→ **INSTRUCTIONS TO FOLLOW**: Without the pictures, repeat the listing character for character.
┌────────
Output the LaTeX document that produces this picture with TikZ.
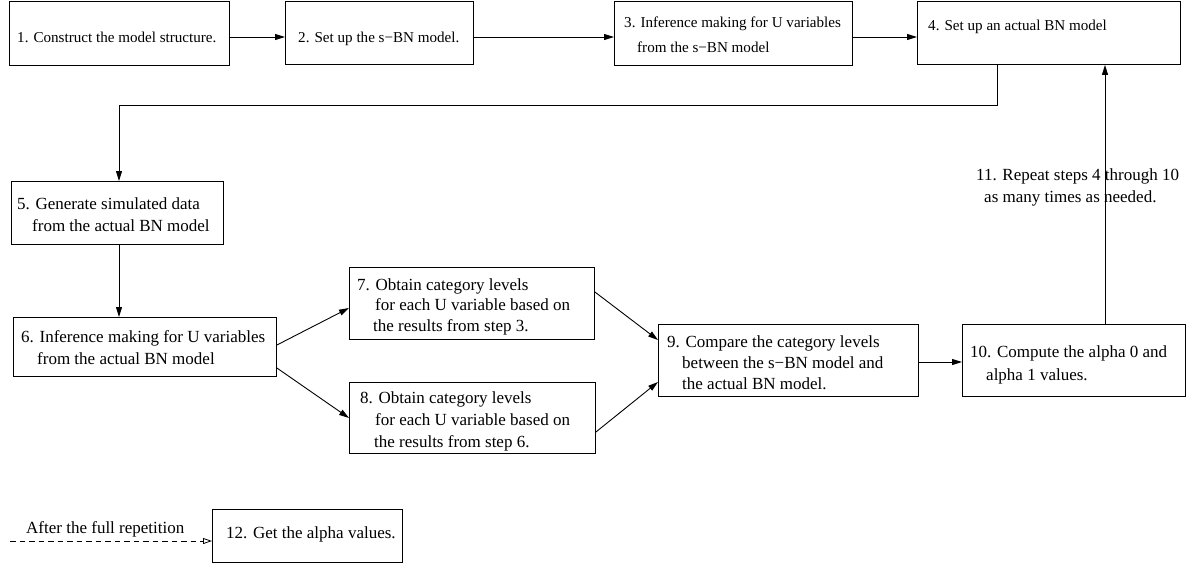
\documentclass[tikz,border=0pt]{standalone}
\usepackage{fontspec}
\setmainfont{Liberation Serif}
\usetikzlibrary{arrows.meta}
\begin{document}
\begin{tikzpicture}[x=1pt,y=-1pt,
  box/.style={draw, line width=0.9pt, inner sep=0pt, anchor=north west},
  txt/.style={anchor=base west, align=left, inner sep=0pt, font=\fontsize{17}{21}\selectfont},
  txts/.style={anchor=base west, align=left, inner sep=0pt, font=\fontsize{15.1}{25}\selectfont},
  arr/.style={-{Triangle[length=10pt,width=6pt]}, line width=0.9pt},
  darr/.style={-{Triangle[open,length=9pt,width=6pt]}, line width=0.8pt, dash pattern=on 5.5pt off 4pt}]
\useasboundingbox (0,0) rectangle (1190,565);
% boxes
\node[box, minimum width=220pt, minimum height=64pt] (b1) at (9,1) {};
\node[box, minimum width=188pt, minimum height=63pt] (b2) at (285,1) {};
\node[box, minimum width=238pt, minimum height=64pt] (b3) at (614,1) {};
\node[box, minimum width=263pt, minimum height=63pt] (b4) at (917,1) {};
\node[box, minimum width=212pt, minimum height=63pt] (b5) at (11,181) {};
\node[box, minimum width=263pt, minimum height=59pt] (b6) at (13,317) {};
\node[box, minimum width=245pt, minimum height=72pt] (b7) at (349,267) {};
\node[box, minimum width=246pt, minimum height=71pt] (b8) at (349,382) {};
\node[box, minimum width=260pt, minimum height=72pt] (b9) at (658,324) {};
\node[box, minimum width=223pt, minimum height=72pt] (b10) at (962,324) {};
\node[box, minimum width=190pt, minimum height=53pt] (b12) at (212,509) {};
% texts (anchor = baseline of the last line)
\node[txts] (t1) at (17,42) {1. Construct the model structure.};
\node[txts] (t2) at (298,42) {2. Set up the s\textminus BN model.};
\node[txts] (t3) at (624,52) {3. Inference making for U variables\\\hspace*{13pt}from the s\textminus BN model};
\node[txts] (t4) at (928,30) {4. Set up an actual BN model};
\node[txt, font=\fontsize{17}{22}\selectfont] (t5) at (17,231) {5. Generate simulated data\\\hspace*{15pt}from the actual BN model};
\node[txt, font=\fontsize{17}{22.5}\selectfont] (t6) at (21,364.5) {6. Inference making for U variables\\\hspace*{16pt}from the actual BN model};
\node[txt, font=\fontsize{17}{20.5}\selectfont] (t7) at (357,331) {7. Obtain category levels\\\hspace*{18pt}for each U variable based on\\\hspace*{16pt}the results from step 3.};
\node[txt, font=\fontsize{17}{22}\selectfont] (t8) at (360,447) {8. Obtain category levels\\\hspace*{15pt}for each U variable based on\\\hspace*{14pt}the results from step 6.};
\node[txt] (t9) at (667,389) {9. Compare the category levels\\\hspace*{15pt}between the s\textminus BN model and\\\hspace*{15pt}the actual BN model.};
\node[txt, font=\fontsize{17}{23}\selectfont] (t10) at (970,380) {10. Compute the alpha 0 and\\\hspace*{16pt}alpha 1 values.};
\node[txt, font=\fontsize{17}{22}\selectfont] (t11) at (976,202) {11. Repeat steps 4 through 10\\\hspace*{8pt}as many times as needed.};
\node[txt] (t12) at (226,538) {12. Get the alpha values.};
\node[txt] (tafter) at (26,533) {After the full repetition};
% connectors
\coordinate (r1) at (0,37);
\draw[arr] (b1.east |- r1) -- (b2.west |- r1);
\draw[arr] (b2.east |- r1) -- (b3.west |- r1);
\draw[arr] (b3.east |- r1) -- (b4.west |- r1);
\coordinate (c1) at (997,105);
\coordinate (c2) at (119,105);
\draw[arr] (b4.south -| c1) -- (c1) -- (c2) -- (c2 |- b5.north);
\draw[arr] (b5.south -| c2) -- (b6.north -| c2);
\draw[arr] (b6.east |- 0,345) -- (b7.west |- 0,308);
\draw[arr] (b6.east |- 0,368) -- (b8.west |- 0,418);
\draw[arr] (b7.east |- 0,292) -- (b9.west |- 0,340);
\draw[arr] (b8.east |- 0,432) -- (b9.west |- 0,382);
\draw[arr] (b9.east |- 0,362) -- (b10.west |- 0,362);
\coordinate (c3) at (1105,0);
\draw[arr] (b10.north -| c3) -- (b4.south -| c3);
\coordinate (d0) at (10,541);
\draw[darr] (d0) -- (b12.west |- d0);
\end{tikzpicture}
\end{document}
└────────
→ **SOLUTION TO THE PROBLEM**:
Output the LaTeX document that produces this picture with TikZ.
\documentclass[tikz,border=0pt]{standalone}
\usepackage{fontspec}
\setmainfont{Liberation Serif}
\usetikzlibrary{arrows.meta}
\begin{document}
\begin{tikzpicture}[x=1pt,y=-1pt,
  box/.style={draw, line width=0.9pt, inner sep=0pt, anchor=north west},
  txt/.style={anchor=base west, align=left, inner sep=0pt, font=\fontsize{17}{21}\selectfont},
  txts/.style={anchor=base west, align=left, inner sep=0pt, font=\fontsize{15.1}{25}\selectfont},
  arr/.style={-{Triangle[length=10pt,width=6pt]}, line width=0.9pt},
  darr/.style={-{Triangle[open,length=9pt,width=6pt]}, line width=0.8pt, dash pattern=on 5.5pt off 4pt}]
\useasboundingbox (0,0) rectangle (1190,565);
% boxes
\node[box, minimum width=220pt, minimum height=64pt] (b1) at (9,1) {};
\node[box, minimum width=188pt, minimum height=63pt] (b2) at (285,1) {};
\node[box, minimum width=238pt, minimum height=64pt] (b3) at (614,1) {};
\node[box, minimum width=263pt, minimum height=63pt] (b4) at (917,1) {};
\node[box, minimum width=212pt, minimum height=63pt] (b5) at (11,181) {};
\node[box, minimum width=263pt, minimum height=59pt] (b6) at (13,317) {};
\node[box, minimum width=245pt, minimum height=72pt] (b7) at (349,267) {};
\node[box, minimum width=246pt, minimum height=71pt] (b8) at (349,382) {};
\node[box, minimum width=260pt, minimum height=72pt] (b9) at (658,324) {};
\node[box, minimum width=223pt, minimum height=72pt] (b10) at (962,324) {};
\node[box, minimum width=190pt, minimum height=53pt] (b12) at (212,509) {};
% texts (anchor = baseline of the last line)
\node[txts] (t1) at (17,42) {1. Construct the model structure.};
\node[txts] (t2) at (298,42) {2. Set up the s\textminus BN model.};
\node[txts] (t3) at (624,52) {3. Inference making for U variables\\\hspace*{13pt}from the s\textminus BN model};
\node[txts] (t4) at (928,30) {4. Set up an actual BN model};
\node[txt, font=\fontsize{17}{22}\selectfont] (t5) at (17,231) {5. Generate simulated data\\\hspace*{15pt}from the actual BN model};
\node[txt, font=\fontsize{17}{22.5}\selectfont] (t6) at (21,364.5) {6. Inference making for U variables\\\hspace*{16pt}from the actual BN model};
\node[txt, font=\fontsize{17}{20.5}\selectfont] (t7) at (357,331) {7. Obtain category levels\\\hspace*{18pt}for each U variable based on\\\hspace*{16pt}the results from step 3.};
\node[txt, font=\fontsize{17}{22}\selectfont] (t8) at (360,447) {8. Obtain category levels\\\hspace*{15pt}for each U variable based on\\\hspace*{14pt}the results from step 6.};
\node[txt] (t9) at (667,389) {9. Compare the category levels\\\hspace*{15pt}between the s\textminus BN model and\\\hspace*{15pt}the actual BN model.};
\node[txt, font=\fontsize{17}{23}\selectfont] (t10) at (970,380) {10. Compute the alpha 0 and\\\hspace*{16pt}alpha 1 values.};
\node[txt, font=\fontsize{17}{22}\selectfont] (t11) at (976,202) {11. Repeat steps 4 through 10\\\hspace*{8pt}as many times as needed.};
\node[txt] (t12) at (226,538) {12. Get the alpha values.};
\node[txt] (tafter) at (26,533) {After the full repetition};
% connectors
\coordinate (r1) at (0,37);
\draw[arr] (b1.east |- r1) -- (b2.west |- r1);
\draw[arr] (b2.east |- r1) -- (b3.west |- r1);
\draw[arr] (b3.east |- r1) -- (b4.west |- r1);
\coordinate (c1) at (997,105);
\coordinate (c2) at (119,105);
\draw[arr] (b4.south -| c1) -- (c1) -- (c2) -- (c2 |- b5.north);
\draw[arr] (b5.south -| c2) -- (b6.north -| c2);
\draw[arr] (b6.east |- 0,345) -- (b7.west |- 0,308);
\draw[arr] (b6.east |- 0,368) -- (b8.west |- 0,418);
\draw[arr] (b7.east |- 0,292) -- (b9.west |- 0,340);
\draw[arr] (b8.east |- 0,432) -- (b9.west |- 0,382);
\draw[arr] (b9.east |- 0,362) -- (b10.west |- 0,362);
\coordinate (c3) at (1105,0);
\draw[arr] (b10.north -| c3) -- (b4.south -| c3);
\coordinate (d0) at (10,541);
\draw[darr] (d0) -- (b12.west |- d0);
\end{tikzpicture}
\end{document}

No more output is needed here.